Amid Economic Confusion, Press On
On his return from Davos, George F Colony, the Founder and CEO of Forrester Research and a voice that commands respect on matters relating to the economy, wrote: “Clearly, no one knows what the hell is going on.” Confusion seems to have become an overriding sentiment as the world sets about sorting its way out through the mess.
At the same time, the sizes of the bailout packages being put to work are gigantic. The US stimulus plan that recently passed Congress is larger than the entire gross domestic product of Hong Kong, Singapore, New Zealand, Pakistan and Sri Lanka all bunched together with a few billions still left to spare.
The two together form a red alert. A bailout of this scale cannot be maneuvered with confusion. It needs sharp focus — with crystal clarity on the way forward.
To succeed, we will have to do two apparently contradictory things at the same time.
The first: looking in the rear view mirror for lessons from the past. We have to ensure we do not fall into the traps of the past; do not fall prey to risk camouflaged in complexity; do not get carried away with a numbers-driven story in place of a steady, sustainable journey.
The second — and more important — is to think afresh, to think unencumbered by baggage from the past. The future demands new, innovative, transformational solutions. As a case in point, the way my industry has showcased business value in the past was by highlighting customer benefits from IT solutions. A transformational solution today would instead show a customer how he could dramatically cut annual costs on IT and still derive far greater value from it.
Such solutions build bridges between diverse viewpoints, addressing customers from their side in a radically changed and intertwined landscape. This is the only way forward.
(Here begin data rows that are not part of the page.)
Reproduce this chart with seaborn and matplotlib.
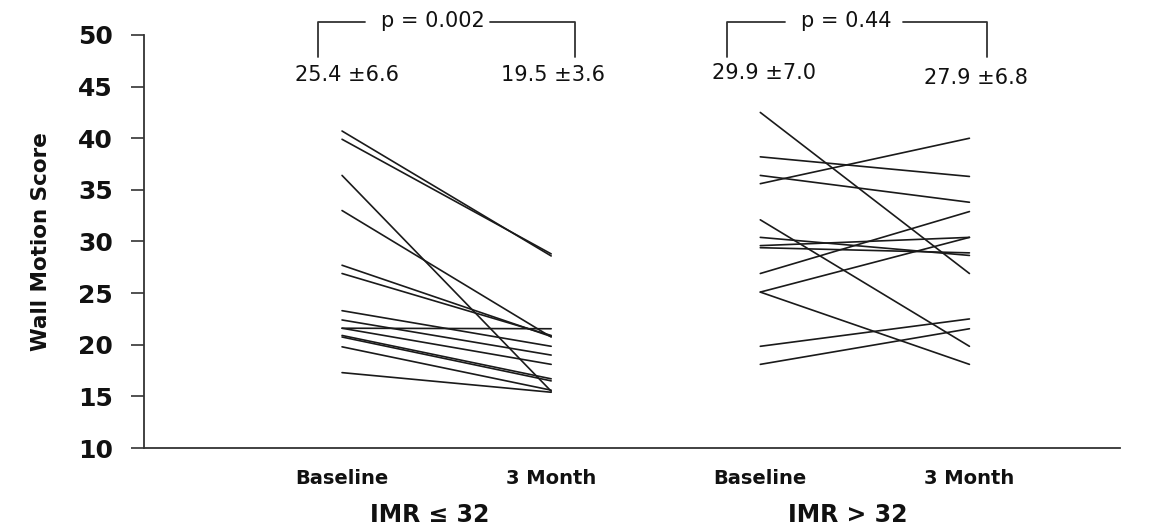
import numpy as np
import pandas as pd
import matplotlib
matplotlib.use("Agg")
import matplotlib.pyplot as plt
import seaborn as sns

# data
time_labels = ["Baseline", "3 Month"]
group_labels = ["IMR \u2264 32", "IMR > 32"]

low_baseline = [40.7, 39.9, 36.4, 33.0, 27.7, 26.9, 23.3, 22.4, 21.6, 21.6, 20.9, 20.75, 19.8, 17.3]
low_month3 = [28.6, 28.8, 15.5, 20.75, 20.8, 20.9, 19.85, 19.0, 21.55, 18.1, 16.7, 16.5, 15.6, 15.4]

high_baseline = [42.5, 38.2, 36.4, 35.6, 32.1, 30.4, 29.6, 29.4, 26.9, 25.1, 25.1, 19.85, 18.1]
high_month3 = [26.9, 36.3, 33.8, 40.0, 19.85, 28.65, 30.4, 28.9, 32.9, 30.4, 18.1, 22.5, 21.55]

mean_texts = ["25.4 \u00b16.6", "19.5 \u00b13.6", "29.9 \u00b17.0", "27.9 \u00b16.8"]
p_texts = ["p = 0.002", "p = 0.44"]

rows = []
for g, (b, m) in enumerate([(low_baseline, low_month3), (high_baseline, high_month3)]):
    for i, (v0, v1) in enumerate(zip(b, m)):
        rows.append({"subject": f"{g}-{i}", "x": g * 2, "score": v0})
        rows.append({"subject": f"{g}-{i}", "x": g * 2 + 1, "score": v1})
df = pd.DataFrame(rows)

sns.set_style("white")
plt.rcParams["font.family"] = ["DejaVu Sans"]
plt.rcParams["text.color"] = "#111111"

fig = plt.figure(figsize=(11.53, 5.30), dpi=100)
ax = fig.add_axes([144 / 1153, 82 / 530, 976 / 1153, 413 / 530])

sns.lineplot(data=df, x="x", y="score", units="subject", estimator=None,
             color="#1a1a1a", linewidth=1.2, ax=ax)

ax.set_xlim(-0.947, 3.72)
ax.set_ylim(10, 50)
ax.set_yticks(range(10, 51, 5))
ax.set_yticklabels([str(v) for v in range(10, 51, 5)], fontsize=18, fontweight="bold")
ax.set_xticks([0, 1, 2, 3])
ax.set_xticklabels(time_labels * 2, fontsize=14, fontweight="bold")
ax.tick_params(axis="x", bottom=False, length=0, pad=15, labelcolor="#111111")
ax.tick_params(axis="y", left=True, length=9.5, width=1.2, direction="out", pad=13,
               color="#333333", labelcolor="#111111")
for s in ["top", "right"]:
    ax.spines[s].set_visible(False)
for s in ["left", "bottom"]:
    ax.spines[s].set_color("#333333")
    ax.spines[s].set_linewidth(1.3)

ax.set_xlabel("")
ax.set_ylabel("Wall Motion Score", fontsize=15.5, fontweight="bold", labelpad=19,
              color="#111111")

# group labels under the axis
for g, lab in enumerate(group_labels):
    ax.text(g * 2 + 0.42, -0.163, lab, transform=ax.get_xaxis_transform(),
            ha="center", va="center", fontsize=17, fontweight="bold")

# means and brackets
mean_pos = [(0.024, 46.1), (1.01, 46.1), (2.02, 46.3), (3.03, 45.8)]
for (x, y), t in zip(mean_pos, mean_texts):
    ax.text(x, y, t, ha="center", va="center", fontsize=15, clip_on=False)

brackets = [(-0.115, 1.115, 0.11, 0.708, 0.435), (1.842, 3.086, 2.12, 2.68, 2.41)]
for (x0, x1, g0, g1, xt), t in zip(brackets, p_texts):
    kw = dict(color="#333333", linewidth=1.3, clip_on=False)
    ax.plot([x0, x0, g0], [47.9, 51.25, 51.25], **kw)
    ax.plot([g1, x1, x1], [51.25, 51.25, 47.9], **kw)
    ax.text(xt, 51.35, t, ha="center", va="center", fontsize=15, clip_on=False)

fig.savefig("out.png", dpi=100)
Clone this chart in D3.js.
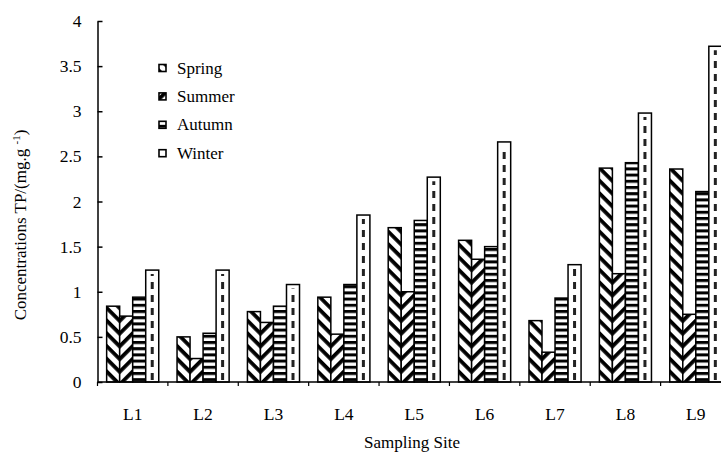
<!DOCTYPE html>
<html>
<head>
<meta charset="utf-8">
<script src="https://cdn.jsdelivr.net/npm/d3@7"></script>
<style>
  body { margin: 0; background: #fff; }
  svg { display: block; font-family: "Liberation Serif", "Times New Roman", serif; }
</style>
</head>
<body>
<div id="chart"></div>
<script>
// Data
const sites = ["L1", "L2", "L3", "L4", "L5", "L6", "L7", "L8", "L9"];
const seasons = ["Spring", "Summer", "Autumn", "Winter"];
const spring = [0.84, 0.50, 0.78, 0.94, 1.71, 1.57, 0.68, 2.37, 2.36];
const summer = [0.73, 0.26, 0.66, 0.53, 1.00, 1.36, 0.33, 1.20, 0.75];
const autumn = [0.94, 0.54, 0.84, 1.08, 1.79, 1.50, 0.93, 2.43, 2.11];
const winter = [1.24, 1.24, 1.08, 1.85, 2.27, 2.66, 1.30, 2.98, 3.72];
const yTicks = [0, 0.5, 1, 1.5, 2, 2.5, 3, 3.5, 4];

const seriesBySeason = {Spring: spring, Summer: summer, Autumn: autumn, Winter: winter};
const patternId = {Spring: "p-spring", Summer: "p-summer", Autumn: "p-autumn", Winter: "p-winter"};

const width = 721, height = 455;

const svg = d3.select("#chart")
    .append("svg")
        .attr("width", width)
        .attr("height", height)
        .attr("viewBox", `0 0 ${width} ${height}`);

// Fill patterns (black & white hatching like the original)
const defs = svg.append("defs");

const diag = (id, angle) => {
    const p = defs.append("pattern")
        .attr("id", id)
        .attr("patternUnits", "userSpaceOnUse")
        .attr("width", 9)
        .attr("height", 9)
        .attr("patternTransform", `rotate(${angle})`);
    p.append("rect").attr("width", 9).attr("height", 9).attr("fill", "#fff");
    p.append("rect").attr("width", 9).attr("height", 3.8).attr("fill", "#000");
};
diag("p-spring", 45);
diag("p-summer", -45);

const pa = defs.append("pattern")
    .attr("id", "p-autumn")
    .attr("patternUnits", "userSpaceOnUse")
    .attr("width", 10)
    .attr("height", 6.2);
pa.append("rect").attr("width", 10).attr("height", 6.2).attr("fill", "#fff");
pa.append("rect").attr("width", 10).attr("height", 3).attr("fill", "#000");

defs.append("pattern")
    .attr("id", "p-winter")
    .attr("patternUnits", "userSpaceOnUse")
    .attr("width", 10)
    .attr("height", 10)
  .append("rect").attr("width", 10).attr("height", 10).attr("fill", "#fff");

// Scales
const x0 = d3.scaleBand()
    .domain(sites)
    .range([97.5, 731])
    .paddingInner(0.26)
    .paddingOuter(0.13);
const x1 = d3.scaleBand()
    .domain(seasons)
    .range([0, x0.bandwidth()]);
const y = d3.scaleLinear()
    .domain([0, 4])
    .range([382, 21]);

const step = x0.step();

// Bars: each site group is anchored at the Spring/Summer seam so the hatching forms chevrons
const groups = svg.selectAll(".site")
    .data(sites)
    .join("g")
        .attr("class", "site")
        .attr("transform", d => `translate(${x0(d) + x1("Summer")}, 0)`);

seasons.forEach(s => {
    groups.append("rect")
        .attr("x", x1(s) - x1("Summer"))
        .attr("y", (d, i) => y(seriesBySeason[s][i]))
        .attr("width", x1.bandwidth())
        .attr("height", (d, i) => y(0) - y(seriesBySeason[s][i]))
        .attr("fill", `url(#${patternId[s]})`)
        .attr("stroke", "#000")
        .attr("stroke-width", 1.5);
});

// Dashed centre line of the winter bars
groups.append("line")
    .attr("x1", x1("Winter") - x1("Summer") + x1.bandwidth() / 2)
    .attr("x2", x1("Winter") - x1("Summer") + x1.bandwidth() / 2)
    .attr("y1", y(0) - 2)
    .attr("y2", (d, i) => y(winter[i]) + 4)
    .attr("stroke", "#222")
    .attr("stroke-width", 3)
    .attr("stroke-dasharray", "7,6");

// Y axis, ticks pointing into the plot
const leftAxis = d3.axisLeft(y)
    .tickValues(yTicks)
    .tickFormat(d => d3.format("~g")(d))
    .tickSizeInner(-5)
    .tickSizeOuter(0)
    .tickPadding(16);
const gy = svg.append("g")
    .attr("transform", "translate(97.5, 0)")
    .call(leftAxis);
gy.select(".domain").attr("stroke", "#000").attr("stroke-width", 1.5);
gy.selectAll(".tick line").attr("stroke", "#000").attr("stroke-width", 1.5);
gy.selectAll(".tick text")
    .attr("fill", "#000")
    .style("font-size", "17.5px")
    .style("font-family", "Liberation Serif, serif");

// X axis: baseline, category separators and labels
svg.append("line")
    .attr("x1", 97.5).attr("x2", 731)
    .attr("y1", y(0)).attr("y2", y(0))
    .attr("stroke", "#000").attr("stroke-width", 1.5);

svg.selectAll(".sep")
    .data(d3.range(sites.length + 1))
    .join("line")
        .attr("class", "sep")
        .attr("x1", i => x0.range()[0] + i * step)
        .attr("x2", i => x0.range()[0] + i * step)
        .attr("y1", y(0))
        .attr("y2", y(0) + 4)
        .attr("stroke", "#000")
        .attr("stroke-width", 1.2);

svg.selectAll(".xlab")
    .data(sites)
    .join("text")
        .attr("class", "xlab")
        .attr("x", d => x0(d) + x0.bandwidth() / 2)
        .attr("y", 420)
        .attr("text-anchor", "middle")
        .style("font-size", "17.5px")
        .text(d => d);

// Axis titles
svg.append("text")
    .attr("x", 412)
    .attr("y", 448)
    .attr("text-anchor", "middle")
    .style("font-size", "17px")
    .text("Sampling Site");

const yTitle = svg.append("text")
    .attr("transform", "translate(26, 225) rotate(-90)")
    .attr("text-anchor", "middle")
    .style("font-size", "17px");
yTitle.append("tspan").text("Concentrations TP/(mg.g ");
yTitle.append("tspan").attr("dy", -6).style("font-size", "11px").text("-1");
yTitle.append("tspan").attr("dy", 6).text(")");

// Legend
const legend = svg.selectAll(".legend")
    .data(seasons)
    .join("g")
        .attr("class", "legend")
        .attr("transform", (d, i) => `translate(159, ${68 + i * 28.4})`);
legend.append("rect")
    .attr("x", 0).attr("y", -3.5)
    .attr("width", 7).attr("height", 7)
    .attr("fill", d => `url(#${patternId[d]})`)
    .attr("stroke", "#000")
    .attr("stroke-width", 1.6);
legend.append("text")
    .attr("x", 18)
    .attr("y", 5.5)
    .style("font-size", "17px")
    .text(d => d);
</script>
</body>
</html>
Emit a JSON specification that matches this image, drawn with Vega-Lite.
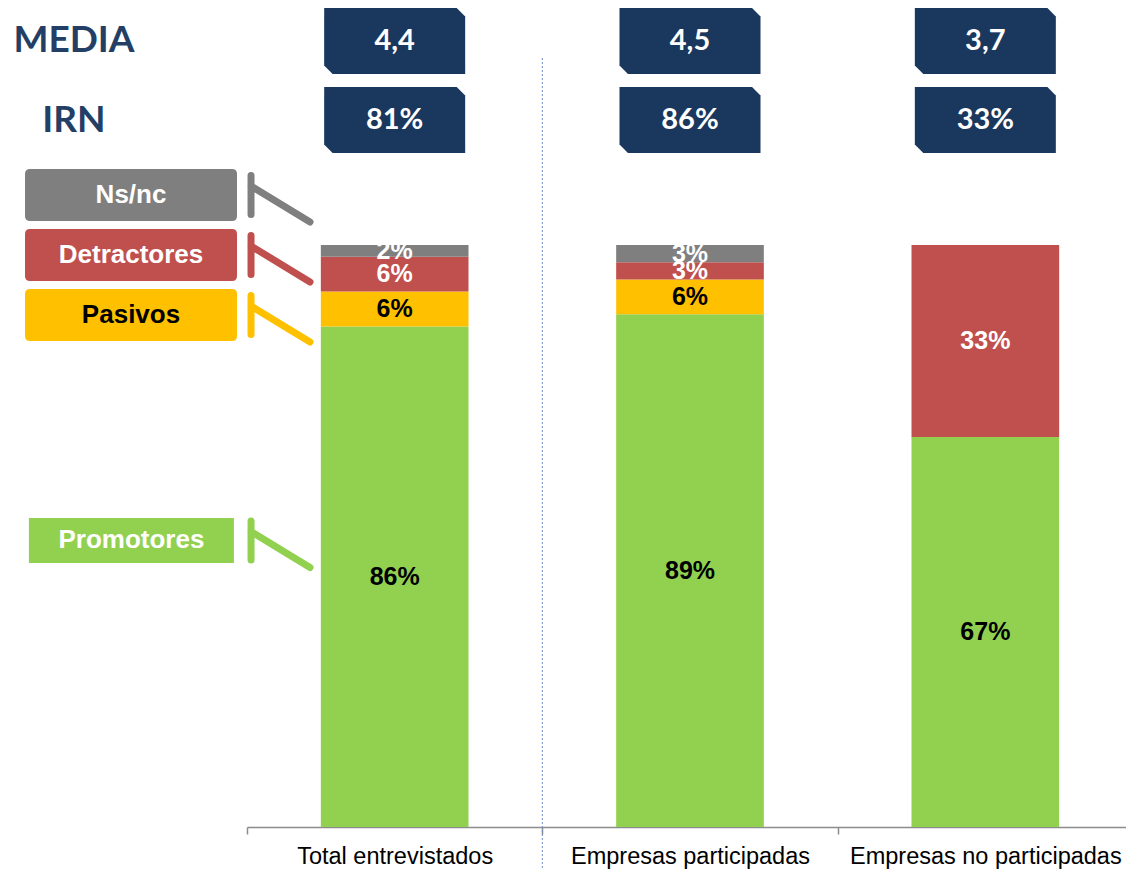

At Davos, some of the initiatives that emerged reflected innovative thinking — such as the Young Global leaders programme to develop a code of ethics, the intended reform of international financial architecture and deterrence of ‘beggar-thy-neighbour’ government policies. Reports on The Next Billions and Green Investing should also offer some new food for thought.
However, we need more, much more. We need fresh minds scanning tirelessly for new avenues of growth. We need conviction and leadership. And we need mavericks who are willing to step on the accelerator while the world slams on the brakes.